Le B018, temple disparu des nuits beyrouthines : « Cette boîte de nuit a aidé à la coexistence entre les musulmans et les chrétiens »

Seules quelques paillettes, qui brillent encore sur le toit, rappellent que des fêtes ont bien eu lieu ici. Le B018, enterré dans le sol de la Quarantaine, un quartier industriel du nord de Beyrouth, ne peut plus ouvrir son toit à pistons, où des miroirs reflétaient à la fois les étoiles et l’autoroute à la circulation désordonnée traversant le Liban du nord au sud.

Autour de cette boîte de nuit aux allures de bunker, parmi les plus célèbres du pays, des mauvaises herbes ont commencé à pousser. « C’est ma maison », dit en souriant tendrement Omran Gebran, le fils de Naji Gebran, le fondateur du lieu. Le jeune homme de 19 ans désigne du doigt cet enchevêtrement de béton et de métal où il a déjà animé trois ou quatre soirées comme DJ.

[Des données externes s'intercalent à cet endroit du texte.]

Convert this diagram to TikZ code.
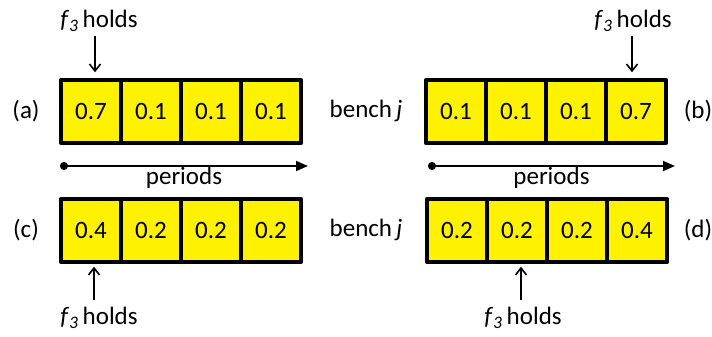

Ce soir de début juin, celui qui, enfant, apprenait à faire du vélo autour de l’établissement, constate que le générateur électrique a disparu. Même chose pour la toile cirée servant à protéger les escaliers de la pluie, à l’entrée, où s’affiche l’écriteau « B018 », inscrit en grandes lettres blanches. C’est le résultat d’un conflit commercial qui oppose la famille Gebran à Musicom, l’entreprise longtemps chargée du management de leur club.

Aujourd’hui, les deux parties ne veulent plus travailler ensemble. Alors, depuis des mois, Omran Gebran enchaîne les réunions de conciliation « éreintantes », en espérant récupérer l’ensemble du matériel, enceintes incluses, que ses interlocuteurs détiennent toujours. Derrière le grillage et la poussière, les rares vitres du bâtiment laissent deviner quelques meubles, protégés par une bâche. Mais au pied des marches, un lourd cadenas bloque la porte d’entrée noire.

Les 200 mètres carrés métalliques du B018 racontent l’histoire récente du Liban. La fête s’y est définitivement arrêtée au mois de mars, après une lente agonie. Dès 2019, à l’instar de la plupart des clubs de la capitale, l’établissement légendaire, qui a introduit la musique électronique au Moyen-Orient, assiste impuissant à la disparition de son public. L’inflation record a plongé la classe moyenne dans la pauvreté, poussant une bonne partie de la jeunesse à s’expatrier dans les pays du Golfe ou en Europe.

La pandémie de Covid-19 et la double explosion du port de Beyrouth, l’année suivante, ont pétrifié le monde de la nuit. Ce 4 août 2020, le souffle de 2 750?tonnes de nitrate d’ammonium stockées dans des conditions déplorables tue deux cent trente-cinq personnes, blesse plusieurs milliers d’habitants et détruit les quartiers alentour, dont plusieurs boîtes de nuit iconiques comme le AHM Club ou le Gärten.